Uma dor ainda está ali, quando a outra lhe é provocada. É preciso que ele saiba que agora precisa retomar a marcha pesada, puxando a carga humana. E, atormentado pela dor dos músculos exauridos, pela desidratação, pela fome, pelas ligas de ferro e couro que o atam à carroça, o cavalo recebe um guascaço sobre o lombo, dado com um chicote feito de tiras de couro, trançadas, ou não.

E o golpe desse chicote sobre seu couro o faz arrancar num impulso. Não porque tenha entendido o desejo do carroceiro, mas porque a dor é imensa e não há como ficar parado ao sofrer o golpe. Obviamente, por estar amarrado fortemente à carroça carregada de humanos, ao tentar fugir, nesse impulso que o leva a buscar não sofrer outra vez o mesmo golpe de chicote, o cavalo puxa a carroça para frente. E segue puxando-a, pois se esmorecer levará outro golpe. Os carroceiros fazem isso a ele todos os dias, o dia todo, por toda sua vida, com o apoio da lei e o gozo dos usuários.

E, ao final do dia, ao ser liberado das amarras para passar a noite, sofre novos castigos. Ou é a comida que não vem, ou vem pouca. Os remédios para aliviar a dor dos machucados, dos golpes de chicote e das feridas das correias que amarram seu corpo ao artefato pesado que foi forçado a puxar, a dor das atrofias articulares, dos tendões lesados, dos nervos em frangalhos, dos músculos enrijecidos, o alívio dessas dores, nunca vem, remédios para elas, não, também.

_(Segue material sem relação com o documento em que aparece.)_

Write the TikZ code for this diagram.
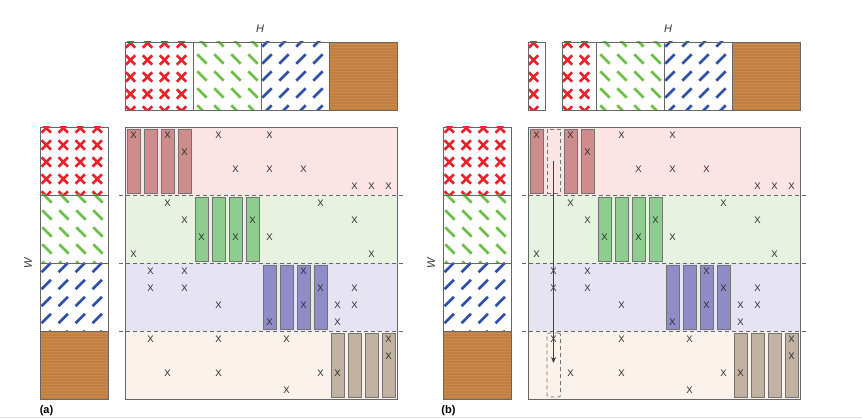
\documentclass[tikz,border=0pt]{standalone}
\usepackage{fontspec}
\setmainfont{Liberation Sans}
\usetikzlibrary{arrows.meta}
\definecolor{crossred}{HTML}{E8232B}
\definecolor{dashgreen}{HTML}{6CBF45}
\definecolor{dashblue}{HTML}{2F4FA8}
\definecolor{brownfill}{HTML}{C17F41}
\definecolor{brownstripe}{HTML}{C88A4F}
\definecolor{bandred}{HTML}{FCE4E4}
\definecolor{bandgreen}{HTML}{E7F2E1}
\definecolor{bandblue}{HTML}{E6E4F3}
\definecolor{bandbeige}{HTML}{FAF2EB}
\definecolor{barred}{HTML}{CF8C8C}
\definecolor{bargreen}{HTML}{8FCC8F}
\definecolor{barblue}{HTML}{8F8CC8}
\definecolor{bartaupe}{HTML}{C2B2A2}
\definecolor{edgegray}{HTML}{666666}
\definecolor{markgray}{HTML}{2A2A2A}
\tikzset{
  vecbox/.style={draw=edgegray, line width=0.9pt},
  mbox/.style={draw=edgegray, line width=0.9pt},
  barbox/.style={draw=black!55, line width=0.8pt},
  dashbar/.style={draw=black!55, line width=0.8pt, dash pattern=on 4pt off 3pt},
  sepline/.style={draw=black!60, line width=0.8pt, dash pattern=on 4pt off 3pt},
  crossmark/.style={draw=crossred, line width=2.7pt},
  xm/.style={font=\fontsize{9.5}{9.5}\selectfont, text=markgray, inner sep=0pt},
  lab/.style={font=\fontsize{11}{11}\selectfont\itshape, text=black!80, inner sep=0pt},
  panlab/.style={font=\fontsize{11}{11}\selectfont\bfseries, inner sep=0pt},
  flow/.style={draw=black!75, line width=0.8pt, -{Stealth[length=6pt,width=5pt]}}
}
% #1 x0, #2 y0, #3 w, #4 h, #5 x offset
\newcommand\crossblock[5]{%
  \begin{scope}
    \clip (#1,#2) rectangle ++(#3,#4);
    \fill[white] (#1,#2) rectangle ++(#3,#4);
    \foreach \i in {0,...,4}{\foreach \j in {0,...,4}{
      \draw[crossmark] ({#1+#5+17*\i-4.7},{#2+1+17*\j-4.7}) -- ++(9.4,9.4)
                       ({#1+#5+17*\i-4.7},{#2+1+17*\j+4.7}) -- ++(9.4,-9.4);
    }}
  \end{scope}
  \draw[vecbox] (#1,#2) rectangle ++(#3,#4);
}
% #1 x0, #2 y0, #3 w, #4 h, #5 x off, #6 y off, #7 colour, #8 direction
\newcommand\dashblock[8]{%
  \begin{scope}
    \clip (#1,#2) rectangle ++(#3,#4);
    \fill[white] (#1,#2) rectangle ++(#3,#4);
    \foreach \i in {0,...,4}{\foreach \j in {0,...,4}{
      \draw[#7, line width=2.7pt] ({#1+#5+17*\i-4.7},{#2+#6+17*\j-4.7*#8}) -- ++(9.4,{9.4*#8});
    }}
  \end{scope}
  \draw[vecbox] (#1,#2) rectangle ++(#3,#4);
}
\newcommand\brownblock[4]{%
  \fill[brownfill] (#1,#2) rectangle ++(#3,#4);
  \foreach \s in {2,5,...,66}{\draw[brownstripe, line width=0.5pt] (#1,{#2+\s}) -- ++(#3,0);}
  \draw[vecbox] (#1,#2) rectangle ++(#3,#4);
}
% #1 MX, #2 tag, #3 skipped column in band 0
\newcommand\drawmatrix[3]{%
  \foreach \b/\bc in {0/bandred,1/bandgreen,2/bandblue,3/bandbeige}{
    \fill[\bc] (#1,{127+68*\b}) rectangle ++(272,68);
  }
  \foreach \yy in {195,263,331}{\draw[sepline] ({#1-6},\yy) -- ({#1+280},\yy);}
  \foreach \b/\barc in {0/barred,1/bargreen,2/barblue,3/bartaupe}{
    \foreach \k in {0,...,3}{
      \pgfmathtruncatemacro\cc{4*\b+\k}
      \ifnum\cc=#3\relax\else
        \draw[barbox, fill=\barc] ({#1+17*\cc+2},{127+68*\b+2}) rectangle ++(13.5,64);
      \fi
    }
  }
  \draw[mbox] (#1,127) rectangle ++(272,272);
  \foreach \r/\cs in {0/{0,2,5,8},1/{3},2/{6,8,10},3/{13,14,15},4/{2,11},5/{3,7,13},
      6/{4,6,8},7/{0,14},8/{1,3,10},9/{1,3,11,13},10/{5,10,12,13},11/{8,12},
      12/{1,5,9,15},13/{15},14/{2,5,11,12},15/{9}}{
    \foreach \c in \cs {
      \node[xm] (#2x\r-\c) at ({#1+17*\c+8.5},{127+17*\r+8.5}) {X};
    }
  }
}
\begin{document}
\begin{tikzpicture}[x=1pt,y=-1pt]
\useasboundingbox (0,0) rectangle (862,419);
\draw[black!12, line width=0.8pt] (0,417) -- (862,417);

% ---------- panel (a) ----------
\node[lab] (Ha) at (260,29) {H};
\crossblock{125}{42}{68}{68}{5.5}
\dashblock{193}{42}{68}{68}{9}{0}{dashgreen}{1}
\dashblock{261}{42}{68}{68}{6}{0}{dashblue}{-1}
\brownblock{329}{42}{68}{68}

\node[lab, rotate=90] (Wa) at (28,263) {W};
\crossblock{40}{127}{68}{68}{6.3}
\dashblock{40}{195}{68}{68}{7}{3}{dashgreen}{1}
\dashblock{40}{263}{68}{68}{6.3}{4.5}{dashblue}{-1}
\brownblock{40}{331}{68}{68}

\drawmatrix{125}{a}{-1}
\node[panlab] (pa) at (46.5,411) {(a)};

% ---------- panel (b) ----------
\node[lab] (Hb) at (668,29) {H};
\crossblock{528}{42}{17}{68}{5.5}
\crossblock{562}{42}{34}{68}{5.5}
\dashblock{596}{42}{68}{68}{9}{0}{dashgreen}{1}
\dashblock{664}{42}{68}{68}{6}{0}{dashblue}{-1}
\brownblock{732}{42}{68}{68}

\node[lab, rotate=90] (Wb) at (431,263) {W};
\crossblock{443}{127}{68}{68}{6.3}
\dashblock{443}{195}{68}{68}{7}{3}{dashgreen}{1}
\dashblock{443}{263}{68}{68}{6.3}{4.5}{dashblue}{-1}
\brownblock{443}{331}{68}{68}

\drawmatrix{528}{b}{1}
\node[dashbar, draw, minimum width=13.5pt, minimum height=64pt, inner sep=0pt] (gone) at (553.75,161) {};
\node[dashbar, draw, rounded corners=2pt, minimum width=13.5pt, minimum height=64pt, inner sep=0pt] (dest) at (553.75,365) {};
\coordinate (arrs) at (553.5,161);
\coordinate (arre) at (553.5,363);
\draw[flow] (arrs) -- (arre);
\node[panlab] (pb) at (448.5,411) {(b)};
\end{tikzpicture}
\end{document}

E esse cavalo que levou gente bem vestida e perfumada a passear pela cidade que o escraviza tem que dormir sem conforto algum, sobre seus excrementos e urina não retirados dali enquanto ele seguiu mais uma jornada de sofrimento.

No silêncio da noite fria, ventosa, úmida, quente, cheia de mosquitos, moscas, excrementos, fome, sede, cansaço, reverbera o relincho que esse animal já não consegue dar. Quebraram sua vontade. Quebraram sua altivez.

Na manhã seguinte, ele voltará a ser amarrado à carroça e a puxará para levar turistas em festas, em férias, em folga, em liberdade, mas seu pescoço já não consegue mais erguer-se, e não porque ele goste de olhar para o chão, mas porque algo está errado com suas articulações, seus nervos e tendões. Mas ninguém o vê. Ninguém presta atenção nele, ao subir para o assento da carroça. É tradição.

Ninguém vê a dor que causa ao cavalo que o leva a deslizar sobre paralelepípedos, lajotas, buracos, pedras, poças d’água, asfalto em brasa. Ninguém vê nada. E ninguém se admira que o animal já não relinche. Relinchar é falar. Falar, para quem? Doer e resignar é o que nossa liberdade de escravizar cavalos deixa para eles. Resignar, em vez de relinchar. Mas isso vai acabar! Já não há perdão para tanta barbárie em nome da tradição e do turismo!